Todd Tranausky, vice president of rail and intermodal at FTR, commented, “Despite the small decline, the overall story of positive shipper conditions and a stable outlook remains in place this month and are expected to hold firm for the balance of 2023. All four components of the index were positive for the first time since 2020 this month, signaling the lack of pressure in the system at the present time.”
The May issue of FTR’s Shippers Update, published May 5 provides a detailed analysis of the factors affecting the March Shippers Conditions Index and provides the forecast for this index through March of 2024. The May edition also includes commentary addressing how the Federal Reserve’s recent annual revision of industrial production data affected FTR’s historical truck loadings estimates for specific equipment types.

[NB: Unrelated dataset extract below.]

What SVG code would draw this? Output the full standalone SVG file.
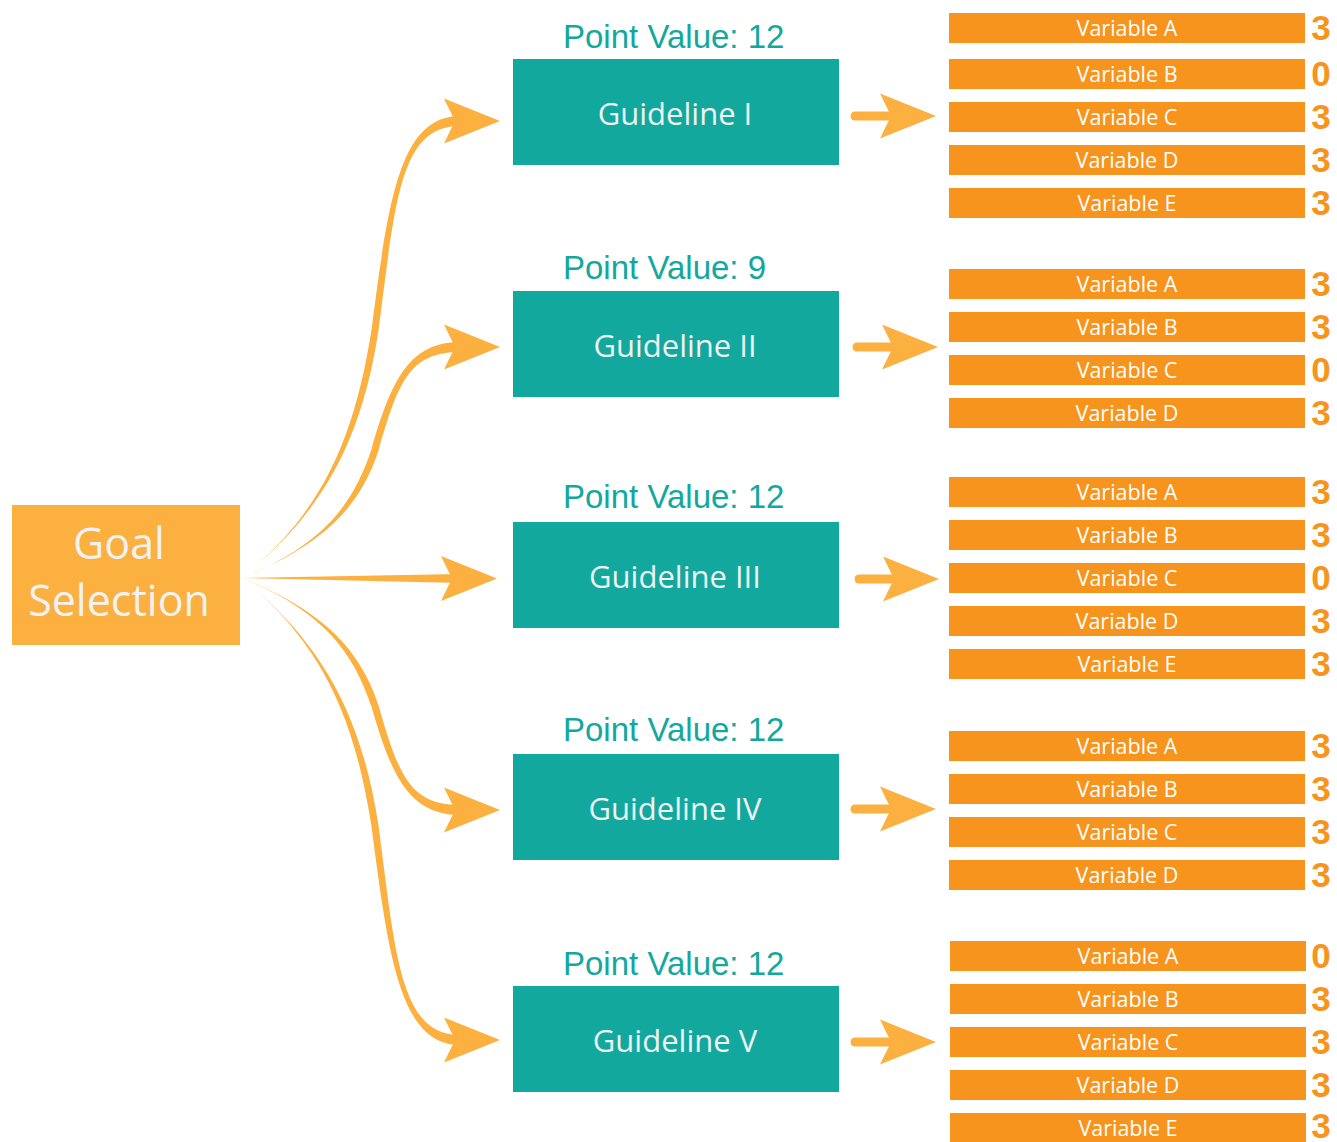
<svg xmlns="http://www.w3.org/2000/svg" xmlns:xlink="http://www.w3.org/1999/xlink" width="1337" height="1142" viewBox="0 0 1337 1142">
  <style>
    .goal { fill: #FBB040; }
    .goal-text { font-family: "Open Sans", "Noto Sans", sans-serif; font-size: 43px; fill: #F2F2F2; text-anchor: middle; }
    .guide { fill: #13A89E; }
    .guide-text { font-family: "Open Sans", "Noto Sans", sans-serif; font-size: 31px; fill: #EEF2F1; text-anchor: middle; }
    .points { font-family: "Liberation Sans", Arial, sans-serif; font-size: 33px; fill: #13A89E; }
    .bar { fill: #F7941D; }
    .bar-text { font-family: "Open Sans", "Noto Sans", sans-serif; font-size: 21.5px; fill: #FFFFFF; text-anchor: middle; }
    .score { font-family: "Liberation Sans", Arial, sans-serif; font-weight: bold; font-size: 35px; fill: #F7941D; text-anchor: middle; }
    .flow { fill: #FBB040; }
    .stub { stroke: #FBB040; stroke-width: 9; stroke-linecap: round; fill: none; }
  </style>
  <defs>
    <!-- arrowhead, tip at origin pointing right -->
    <path id="head" d="M0,0 L-56,-22.5 L-45,0 L-56,22.5 Z" fill="#FBB040"/>
  </defs>

  <rect width="1337" height="1142" fill="#FFFFFF"/>

  <!-- connectors -->
  <g id="connectors">
    <!-- tapered sweeps from Goal Selection -->
    <path class="flow" d="M243,578 C310,520 358.5,460.45 378.5,330.45 C395.5,200.45 400,126 460,126 L460,116 C400,116 388.5,199.55 371.5,329.55 C351.5,459.55 310,520 243,578 Z"/>
    <use xlink:href="#head" href="#head" transform="translate(500,121)"/>

    <path class="flow" d="M243,578 C320,545 358.4,511 378.4,451 C398.4,381 410,352 460,352 L460,342 C410,342 391.6,379 371.6,449 C351.6,509 320,545 243,578 Z"/>
    <use xlink:href="#head" href="#head" transform="translate(500,347)"/>

    <path class="flow" d="M243,578 L460,574 L460,583 Z"/>
    <use xlink:href="#head" href="#head" transform="translate(497,578.5)"/>

    <path class="flow" d="M243,578 C320,611 351.6,647 371.6,707 C391.6,777 410,815 460,815 L460,805 C410,805 398.4,775 378.4,705 C358.4,645 320,611 243,578 Z"/>
    <use xlink:href="#head" href="#head" transform="translate(500,810)"/>

    <path class="flow" d="M243,578 C310,636 351.5,696.45 371.5,826.45 C388.5,956.45 400,1045 460,1045 L460,1035 C400,1035 395.5,955.55 378.5,825.55 C358.5,695.55 310,636 243,578 Z"/>
    <use xlink:href="#head" href="#head" transform="translate(500,1040)"/>

    <!-- guideline to variables -->
    <line class="stub" x1="855" y1="116" x2="900" y2="116"/>
    <use xlink:href="#head" href="#head" transform="translate(936,116)"/>
    <line class="stub" x1="857" y1="347" x2="902" y2="347"/>
    <use xlink:href="#head" href="#head" transform="translate(938,347)"/>
    <line class="stub" x1="859" y1="579" x2="904" y2="579"/>
    <use xlink:href="#head" href="#head" transform="translate(939,579)"/>
    <line class="stub" x1="855" y1="809" x2="900" y2="809"/>
    <use xlink:href="#head" href="#head" transform="translate(936,809)"/>
    <line class="stub" x1="855" y1="1042" x2="900" y2="1042"/>
    <use xlink:href="#head" href="#head" transform="translate(936,1042)"/>
  </g>

  <!-- root -->
  <g id="goal-selection">
    <rect class="goal" x="12" y="505" width="228" height="140"/>
    <text class="goal-text" x="119" y="559">Goal</text>
    <text class="goal-text" x="119" y="616">Selection</text>
  </g>

  <!-- guidelines -->
  <g id="guideline-1">
    <text class="points" x="563" y="48">Point Value: 12</text>
    <rect class="guide" x="513" y="59" width="326" height="106"/>
    <text class="guide-text" x="675" y="125">Guideline I</text>
  </g>
  <g id="guideline-2">
    <text class="points" x="563" y="279">Point Value: 9</text>
    <rect class="guide" x="513" y="291" width="326" height="106"/>
    <text class="guide-text" x="675" y="357">Guideline II</text>
  </g>
  <g id="guideline-3">
    <text class="points" x="563" y="508">Point Value: 12</text>
    <rect class="guide" x="513" y="522" width="326" height="106"/>
    <text class="guide-text" x="675" y="588">Guideline III</text>
  </g>
  <g id="guideline-4">
    <text class="points" x="563" y="741">Point Value: 12</text>
    <rect class="guide" x="513" y="754" width="326" height="106"/>
    <text class="guide-text" x="675" y="820">Guideline IV</text>
  </g>
  <g id="guideline-5">
    <text class="points" x="563" y="975">Point Value: 12</text>
    <rect class="guide" x="513" y="986" width="326" height="106"/>
    <text class="guide-text" x="675" y="1052">Guideline V</text>
  </g>

  <!-- variables, guideline I -->
  <g id="g1-var-a"><rect class="bar" x="949" y="13" width="356" height="30"/><text class="bar-text" x="1127" y="36">Variable A</text><text class="score" x="1321" y="40">3</text></g>
  <g id="g1-var-b"><rect class="bar" x="949" y="59" width="356" height="30"/><text class="bar-text" x="1127" y="82">Variable B</text><text class="score" x="1321" y="86">0</text></g>
  <g id="g1-var-c"><rect class="bar" x="949" y="102" width="356" height="30"/><text class="bar-text" x="1127" y="125">Variable C</text><text class="score" x="1321" y="129">3</text></g>
  <g id="g1-var-d"><rect class="bar" x="949" y="145" width="356" height="30"/><text class="bar-text" x="1127" y="168">Variable D</text><text class="score" x="1321" y="172">3</text></g>
  <g id="g1-var-e"><rect class="bar" x="949" y="188" width="356" height="30"/><text class="bar-text" x="1127" y="211">Variable E</text><text class="score" x="1321" y="215">3</text></g>

  <!-- variables, guideline II -->
  <g id="g2-var-a"><rect class="bar" x="949" y="269" width="356" height="30"/><text class="bar-text" x="1127" y="292">Variable A</text><text class="score" x="1321" y="296">3</text></g>
  <g id="g2-var-b"><rect class="bar" x="949" y="312" width="356" height="30"/><text class="bar-text" x="1127" y="335">Variable B</text><text class="score" x="1321" y="339">3</text></g>
  <g id="g2-var-c"><rect class="bar" x="949" y="355" width="356" height="30"/><text class="bar-text" x="1127" y="378">Variable C</text><text class="score" x="1321" y="382">0</text></g>
  <g id="g2-var-d"><rect class="bar" x="949" y="398" width="356" height="30"/><text class="bar-text" x="1127" y="421">Variable D</text><text class="score" x="1321" y="425">3</text></g>

  <!-- variables, guideline III -->
  <g id="g3-var-a"><rect class="bar" x="949" y="477" width="356" height="30"/><text class="bar-text" x="1127" y="500">Variable A</text><text class="score" x="1321" y="504">3</text></g>
  <g id="g3-var-b"><rect class="bar" x="949" y="520" width="356" height="30"/><text class="bar-text" x="1127" y="543">Variable B</text><text class="score" x="1321" y="547">3</text></g>
  <g id="g3-var-c"><rect class="bar" x="949" y="563" width="356" height="30"/><text class="bar-text" x="1127" y="586">Variable C</text><text class="score" x="1321" y="590">0</text></g>
  <g id="g3-var-d"><rect class="bar" x="949" y="606" width="356" height="30"/><text class="bar-text" x="1127" y="629">Variable D</text><text class="score" x="1321" y="633">3</text></g>
  <g id="g3-var-e"><rect class="bar" x="949" y="649" width="356" height="30"/><text class="bar-text" x="1127" y="672">Variable E</text><text class="score" x="1321" y="676">3</text></g>

  <!-- variables, guideline IV -->
  <g id="g4-var-a"><rect class="bar" x="949" y="731" width="356" height="30"/><text class="bar-text" x="1127" y="754">Variable A</text><text class="score" x="1321" y="758">3</text></g>
  <g id="g4-var-b"><rect class="bar" x="949" y="774" width="356" height="30"/><text class="bar-text" x="1127" y="797">Variable B</text><text class="score" x="1321" y="801">3</text></g>
  <g id="g4-var-c"><rect class="bar" x="949" y="817" width="356" height="30"/><text class="bar-text" x="1127" y="840">Variable C</text><text class="score" x="1321" y="844">3</text></g>
  <g id="g4-var-d"><rect class="bar" x="949" y="860" width="356" height="30"/><text class="bar-text" x="1127" y="883">Variable D</text><text class="score" x="1321" y="887">3</text></g>

  <!-- variables, guideline V -->
  <g id="g5-var-a"><rect class="bar" x="950" y="941" width="356" height="30"/><text class="bar-text" x="1128" y="964">Variable A</text><text class="score" x="1321" y="968">0</text></g>
  <g id="g5-var-b"><rect class="bar" x="950" y="984" width="356" height="30"/><text class="bar-text" x="1128" y="1007">Variable B</text><text class="score" x="1321" y="1011">3</text></g>
  <g id="g5-var-c"><rect class="bar" x="950" y="1027" width="356" height="30"/><text class="bar-text" x="1128" y="1050">Variable C</text><text class="score" x="1321" y="1054">3</text></g>
  <g id="g5-var-d"><rect class="bar" x="950" y="1070" width="356" height="30"/><text class="bar-text" x="1128" y="1093">Variable D</text><text class="score" x="1321" y="1097">3</text></g>
  <g id="g5-var-e"><rect class="bar" x="950" y="1113" width="356" height="30"/><text class="bar-text" x="1128" y="1136">Variable E</text><text class="score" x="1321" y="1138">3</text></g>
</svg>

The Shippers Conditions Index tracks the changes representing four major conditions in the U.S. full-load freight market. These conditions are: freight demand, freight rates, fleet capacity, and fuel price. The individual metrics are combined into a single index that tracks the market conditions that influence the shippers’ freight transport environment. A positive score represents good, optimistic conditions. A negative score represents bad, pessimistic conditions. The index tells you the industry’s health at a glance.